[Directive]:
Give every line back verbatim, dropping all images.
** Begin **
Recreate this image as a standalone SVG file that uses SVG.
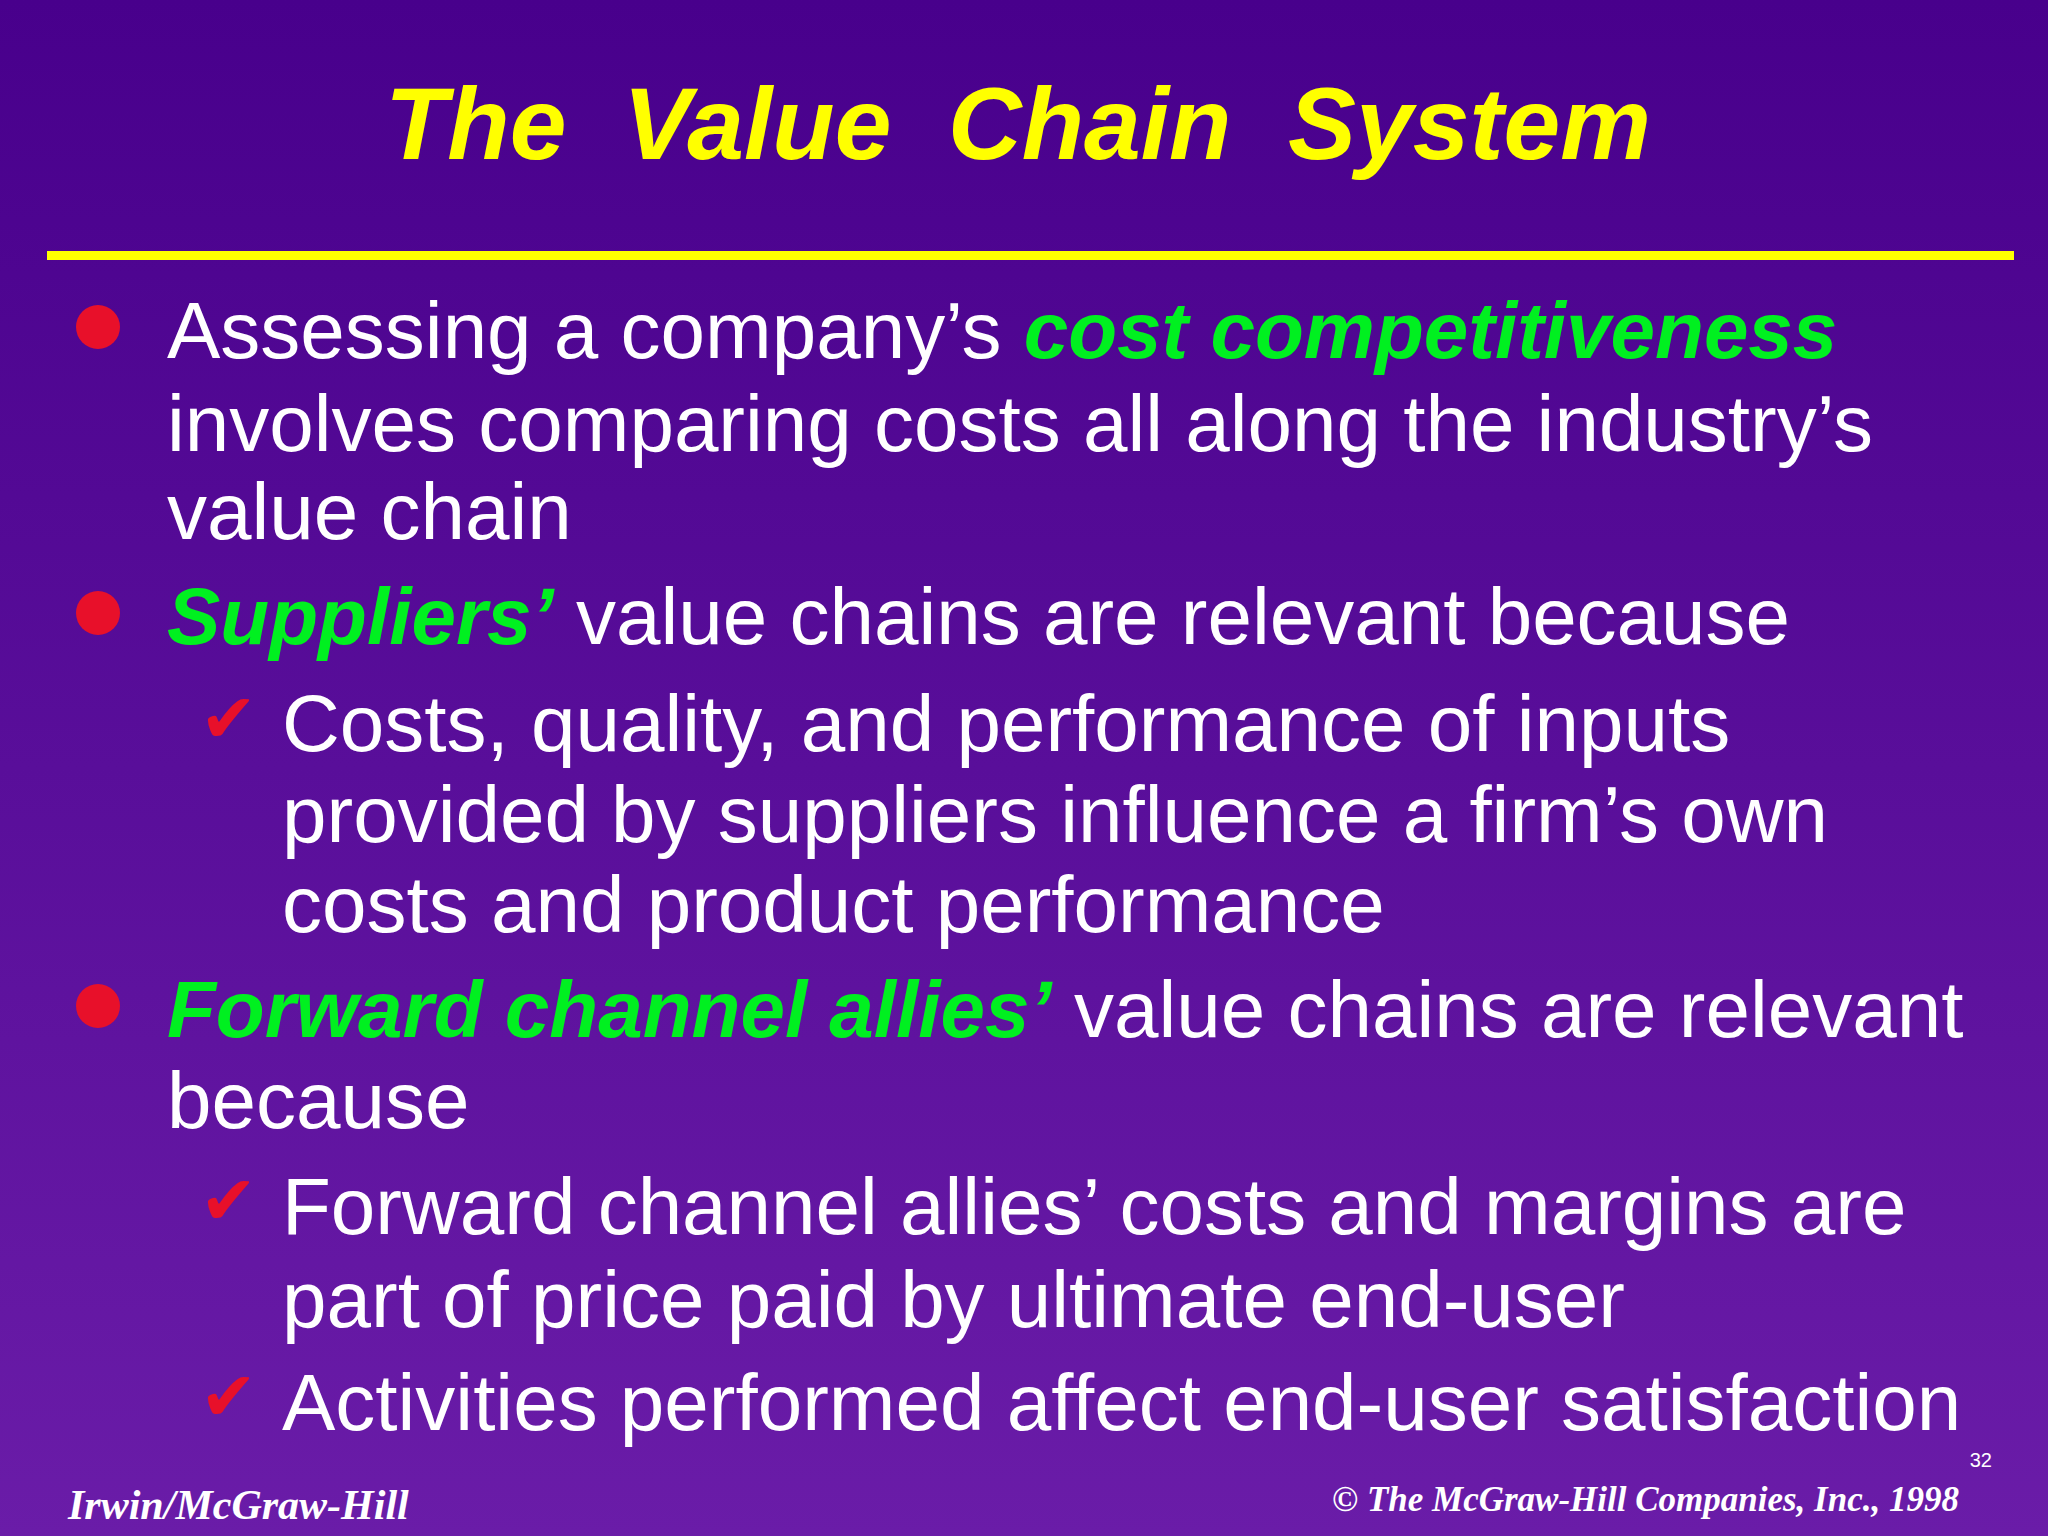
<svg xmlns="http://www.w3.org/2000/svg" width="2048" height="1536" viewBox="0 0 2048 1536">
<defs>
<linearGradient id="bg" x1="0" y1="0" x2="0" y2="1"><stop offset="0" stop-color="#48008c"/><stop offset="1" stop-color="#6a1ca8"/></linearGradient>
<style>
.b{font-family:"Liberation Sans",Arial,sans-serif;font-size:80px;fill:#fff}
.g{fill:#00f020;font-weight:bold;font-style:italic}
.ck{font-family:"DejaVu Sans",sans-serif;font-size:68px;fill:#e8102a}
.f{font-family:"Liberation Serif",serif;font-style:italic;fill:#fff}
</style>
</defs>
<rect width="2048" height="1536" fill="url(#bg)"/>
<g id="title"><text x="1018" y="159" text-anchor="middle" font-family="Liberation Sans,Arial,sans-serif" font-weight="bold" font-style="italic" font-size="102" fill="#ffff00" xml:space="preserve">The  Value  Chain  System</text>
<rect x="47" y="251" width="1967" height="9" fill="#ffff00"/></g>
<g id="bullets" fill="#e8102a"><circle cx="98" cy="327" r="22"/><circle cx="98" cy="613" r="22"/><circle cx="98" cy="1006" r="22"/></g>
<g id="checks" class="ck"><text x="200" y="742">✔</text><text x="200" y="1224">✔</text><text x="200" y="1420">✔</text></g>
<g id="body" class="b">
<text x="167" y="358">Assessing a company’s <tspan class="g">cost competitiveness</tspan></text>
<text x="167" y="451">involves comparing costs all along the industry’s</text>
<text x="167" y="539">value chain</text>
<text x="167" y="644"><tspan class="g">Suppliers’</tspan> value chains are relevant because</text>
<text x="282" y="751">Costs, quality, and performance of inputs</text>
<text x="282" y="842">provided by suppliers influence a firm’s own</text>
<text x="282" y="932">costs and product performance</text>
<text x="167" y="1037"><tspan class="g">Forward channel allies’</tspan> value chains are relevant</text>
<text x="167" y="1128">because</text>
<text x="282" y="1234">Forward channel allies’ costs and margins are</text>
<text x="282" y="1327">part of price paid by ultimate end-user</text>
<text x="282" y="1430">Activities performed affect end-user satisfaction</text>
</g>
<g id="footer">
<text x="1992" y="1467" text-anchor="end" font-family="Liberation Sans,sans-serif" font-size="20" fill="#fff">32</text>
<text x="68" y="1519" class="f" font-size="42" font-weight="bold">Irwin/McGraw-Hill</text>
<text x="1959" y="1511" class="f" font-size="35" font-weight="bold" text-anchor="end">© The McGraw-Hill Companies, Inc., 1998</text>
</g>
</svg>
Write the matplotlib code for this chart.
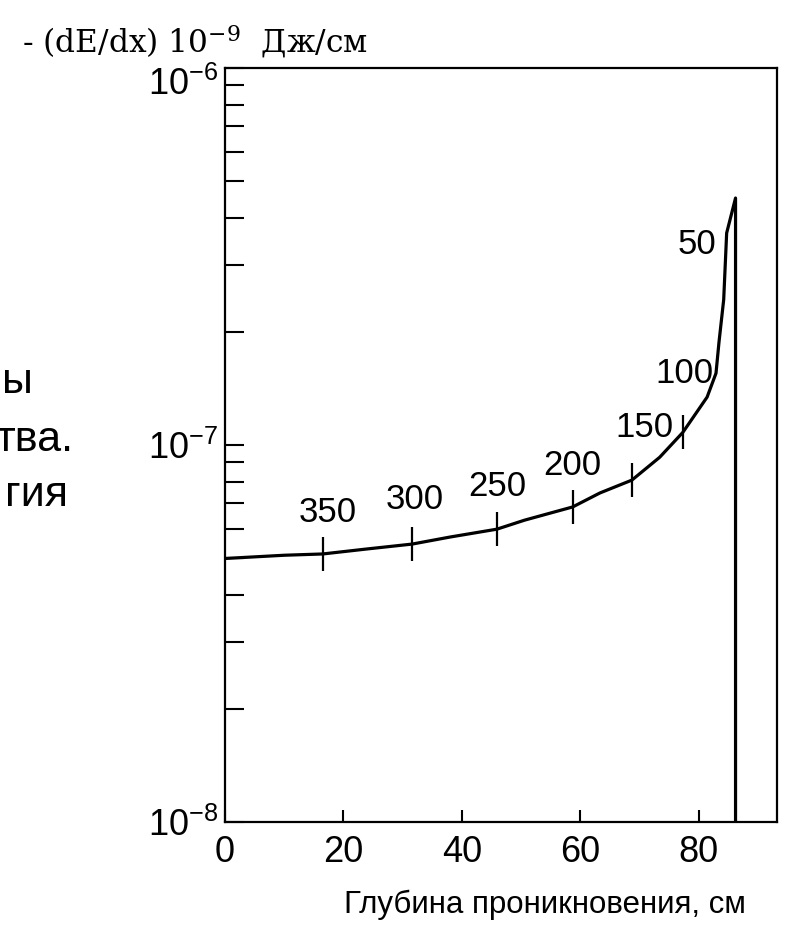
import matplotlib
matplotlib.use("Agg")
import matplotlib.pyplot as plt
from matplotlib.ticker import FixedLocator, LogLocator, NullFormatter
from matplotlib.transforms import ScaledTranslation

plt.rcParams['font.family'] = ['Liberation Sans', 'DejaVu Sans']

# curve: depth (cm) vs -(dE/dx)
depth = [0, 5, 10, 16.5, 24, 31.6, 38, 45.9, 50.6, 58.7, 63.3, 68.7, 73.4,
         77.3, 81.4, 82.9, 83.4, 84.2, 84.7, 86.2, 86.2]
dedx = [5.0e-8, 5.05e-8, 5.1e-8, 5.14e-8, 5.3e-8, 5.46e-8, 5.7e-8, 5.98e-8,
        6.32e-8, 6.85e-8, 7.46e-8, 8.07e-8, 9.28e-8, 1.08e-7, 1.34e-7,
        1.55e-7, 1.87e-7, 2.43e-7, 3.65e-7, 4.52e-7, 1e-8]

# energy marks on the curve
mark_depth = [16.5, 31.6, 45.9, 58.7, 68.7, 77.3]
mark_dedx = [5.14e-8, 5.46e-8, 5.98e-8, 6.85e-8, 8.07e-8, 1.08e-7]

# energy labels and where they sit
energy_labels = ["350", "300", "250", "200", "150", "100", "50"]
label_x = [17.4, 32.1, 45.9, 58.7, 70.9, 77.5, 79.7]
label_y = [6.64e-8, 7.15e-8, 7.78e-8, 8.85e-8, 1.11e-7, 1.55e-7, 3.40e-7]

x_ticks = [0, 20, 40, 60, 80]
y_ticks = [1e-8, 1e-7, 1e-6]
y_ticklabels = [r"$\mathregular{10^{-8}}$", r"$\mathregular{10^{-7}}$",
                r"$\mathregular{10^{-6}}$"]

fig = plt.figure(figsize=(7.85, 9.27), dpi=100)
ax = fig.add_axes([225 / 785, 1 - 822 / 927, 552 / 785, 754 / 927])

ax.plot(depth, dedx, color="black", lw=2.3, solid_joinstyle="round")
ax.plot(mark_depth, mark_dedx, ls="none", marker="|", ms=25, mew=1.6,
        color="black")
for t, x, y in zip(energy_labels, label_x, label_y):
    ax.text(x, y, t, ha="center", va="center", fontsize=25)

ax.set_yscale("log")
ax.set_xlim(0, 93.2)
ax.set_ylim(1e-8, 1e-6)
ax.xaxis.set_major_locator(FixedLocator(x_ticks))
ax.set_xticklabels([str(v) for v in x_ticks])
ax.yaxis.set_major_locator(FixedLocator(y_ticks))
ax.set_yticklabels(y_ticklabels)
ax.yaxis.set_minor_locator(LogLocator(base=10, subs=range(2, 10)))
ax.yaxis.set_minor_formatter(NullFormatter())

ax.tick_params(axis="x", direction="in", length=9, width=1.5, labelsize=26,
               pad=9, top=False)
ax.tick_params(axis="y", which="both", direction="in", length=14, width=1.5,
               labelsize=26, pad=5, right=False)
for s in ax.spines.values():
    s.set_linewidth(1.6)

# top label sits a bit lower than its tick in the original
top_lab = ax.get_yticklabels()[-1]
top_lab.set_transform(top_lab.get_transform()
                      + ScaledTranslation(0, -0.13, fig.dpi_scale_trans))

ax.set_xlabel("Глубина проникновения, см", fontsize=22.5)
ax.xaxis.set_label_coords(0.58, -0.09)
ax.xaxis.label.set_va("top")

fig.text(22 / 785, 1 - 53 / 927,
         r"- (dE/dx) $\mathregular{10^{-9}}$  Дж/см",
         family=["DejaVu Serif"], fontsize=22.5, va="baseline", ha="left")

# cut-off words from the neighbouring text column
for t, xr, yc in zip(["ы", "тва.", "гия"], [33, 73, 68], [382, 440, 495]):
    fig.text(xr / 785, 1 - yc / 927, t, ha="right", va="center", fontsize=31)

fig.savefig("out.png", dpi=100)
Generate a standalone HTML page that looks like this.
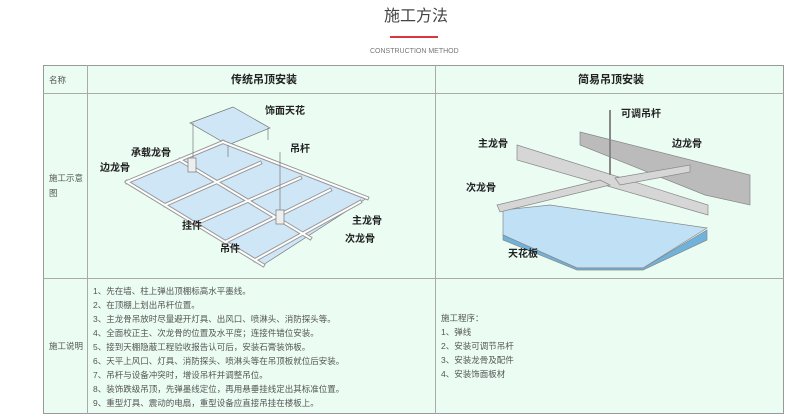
** End **
[Solution]:
Recreate this image as a standalone SVG file that uses SVG.
<svg xmlns="http://www.w3.org/2000/svg" width="2048" height="1536" viewBox="0 0 2048 1536">
<defs>
<linearGradient id="bg" x1="0" y1="0" x2="0" y2="1"><stop offset="0" stop-color="#48008c"/><stop offset="1" stop-color="#6a1ca8"/></linearGradient>
<style>
.b{font-family:"Liberation Sans",Arial,sans-serif;font-size:80px;fill:#fff}
.g{fill:#00f020;font-weight:bold;font-style:italic}
.ck{font-family:"DejaVu Sans",sans-serif;font-size:68px;fill:#e8102a}
.f{font-family:"Liberation Serif",serif;font-style:italic;fill:#fff}
</style>
</defs>
<rect width="2048" height="1536" fill="url(#bg)"/>
<g id="title"><text x="1018" y="159" text-anchor="middle" font-family="Liberation Sans,Arial,sans-serif" font-weight="bold" font-style="italic" font-size="102" fill="#ffff00" xml:space="preserve">The  Value  Chain  System</text>
<rect x="47" y="251" width="1967" height="9" fill="#ffff00"/></g>
<g id="bullets" fill="#e8102a"><circle cx="98" cy="327" r="22"/><circle cx="98" cy="613" r="22"/><circle cx="98" cy="1006" r="22"/></g>
<g id="checks" class="ck"><text x="200" y="742">✔</text><text x="200" y="1224">✔</text><text x="200" y="1420">✔</text></g>
<g id="body" class="b">
<text x="167" y="358">Assessing a company’s <tspan class="g">cost competitiveness</tspan></text>
<text x="167" y="451">involves comparing costs all along the industry’s</text>
<text x="167" y="539">value chain</text>
<text x="167" y="644"><tspan class="g">Suppliers’</tspan> value chains are relevant because</text>
<text x="282" y="751">Costs, quality, and performance of inputs</text>
<text x="282" y="842">provided by suppliers influence a firm’s own</text>
<text x="282" y="932">costs and product performance</text>
<text x="167" y="1037"><tspan class="g">Forward channel allies’</tspan> value chains are relevant</text>
<text x="167" y="1128">because</text>
<text x="282" y="1234">Forward channel allies’ costs and margins are</text>
<text x="282" y="1327">part of price paid by ultimate end-user</text>
<text x="282" y="1430">Activities performed affect end-user satisfaction</text>
</g>
<g id="footer">
<text x="1992" y="1467" text-anchor="end" font-family="Liberation Sans,sans-serif" font-size="20" fill="#fff">32</text>
<text x="68" y="1519" class="f" font-size="42" font-weight="bold">Irwin/McGraw-Hill</text>
<text x="1959" y="1511" class="f" font-size="35" font-weight="bold" text-anchor="end">© The McGraw-Hill Companies, Inc., 1998</text>
</g>
</svg>
Write the matplotlib code for this chart.
import matplotlib
matplotlib.use("Agg")
import matplotlib.pyplot as plt
from matplotlib.ticker import FixedLocator, LogLocator, NullFormatter
from matplotlib.transforms import ScaledTranslation

plt.rcParams['font.family'] = ['Liberation Sans', 'DejaVu Sans']

# curve: depth (cm) vs -(dE/dx)
depth = [0, 5, 10, 16.5, 24, 31.6, 38, 45.9, 50.6, 58.7, 63.3, 68.7, 73.4,
         77.3, 81.4, 82.9, 83.4, 84.2, 84.7, 86.2, 86.2]
dedx = [5.0e-8, 5.05e-8, 5.1e-8, 5.14e-8, 5.3e-8, 5.46e-8, 5.7e-8, 5.98e-8,
        6.32e-8, 6.85e-8, 7.46e-8, 8.07e-8, 9.28e-8, 1.08e-7, 1.34e-7,
        1.55e-7, 1.87e-7, 2.43e-7, 3.65e-7, 4.52e-7, 1e-8]

# energy marks on the curve
mark_depth = [16.5, 31.6, 45.9, 58.7, 68.7, 77.3]
mark_dedx = [5.14e-8, 5.46e-8, 5.98e-8, 6.85e-8, 8.07e-8, 1.08e-7]

# energy labels and where they sit
energy_labels = ["350", "300", "250", "200", "150", "100", "50"]
label_x = [17.4, 32.1, 45.9, 58.7, 70.9, 77.5, 79.7]
label_y = [6.64e-8, 7.15e-8, 7.78e-8, 8.85e-8, 1.11e-7, 1.55e-7, 3.40e-7]

x_ticks = [0, 20, 40, 60, 80]
y_ticks = [1e-8, 1e-7, 1e-6]
y_ticklabels = [r"$\mathregular{10^{-8}}$", r"$\mathregular{10^{-7}}$",
                r"$\mathregular{10^{-6}}$"]

fig = plt.figure(figsize=(7.85, 9.27), dpi=100)
ax = fig.add_axes([225 / 785, 1 - 822 / 927, 552 / 785, 754 / 927])

ax.plot(depth, dedx, color="black", lw=2.3, solid_joinstyle="round")
ax.plot(mark_depth, mark_dedx, ls="none", marker="|", ms=25, mew=1.6,
        color="black")
for t, x, y in zip(energy_labels, label_x, label_y):
    ax.text(x, y, t, ha="center", va="center", fontsize=25)

ax.set_yscale("log")
ax.set_xlim(0, 93.2)
ax.set_ylim(1e-8, 1e-6)
ax.xaxis.set_major_locator(FixedLocator(x_ticks))
ax.set_xticklabels([str(v) for v in x_ticks])
ax.yaxis.set_major_locator(FixedLocator(y_ticks))
ax.set_yticklabels(y_ticklabels)
ax.yaxis.set_minor_locator(LogLocator(base=10, subs=range(2, 10)))
ax.yaxis.set_minor_formatter(NullFormatter())

ax.tick_params(axis="x", direction="in", length=9, width=1.5, labelsize=26,
               pad=9, top=False)
ax.tick_params(axis="y", which="both", direction="in", length=14, width=1.5,
               labelsize=26, pad=5, right=False)
for s in ax.spines.values():
    s.set_linewidth(1.6)

# top label sits a bit lower than its tick in the original
top_lab = ax.get_yticklabels()[-1]
top_lab.set_transform(top_lab.get_transform()
                      + ScaledTranslation(0, -0.13, fig.dpi_scale_trans))

ax.set_xlabel("Глубина проникновения, см", fontsize=22.5)
ax.xaxis.set_label_coords(0.58, -0.09)
ax.xaxis.label.set_va("top")

fig.text(22 / 785, 1 - 53 / 927,
         r"- (dE/dx) $\mathregular{10^{-9}}$  Дж/см",
         family=["DejaVu Serif"], fontsize=22.5, va="baseline", ha="left")

# cut-off words from the neighbouring text column
for t, xr, yc in zip(["ы", "тва.", "гия"], [33, 73, 68], [382, 440, 495]):
    fig.text(xr / 785, 1 - yc / 927, t, ha="right", va="center", fontsize=31)

fig.savefig("out.png", dpi=100)
Generate a standalone HTML page that looks like this.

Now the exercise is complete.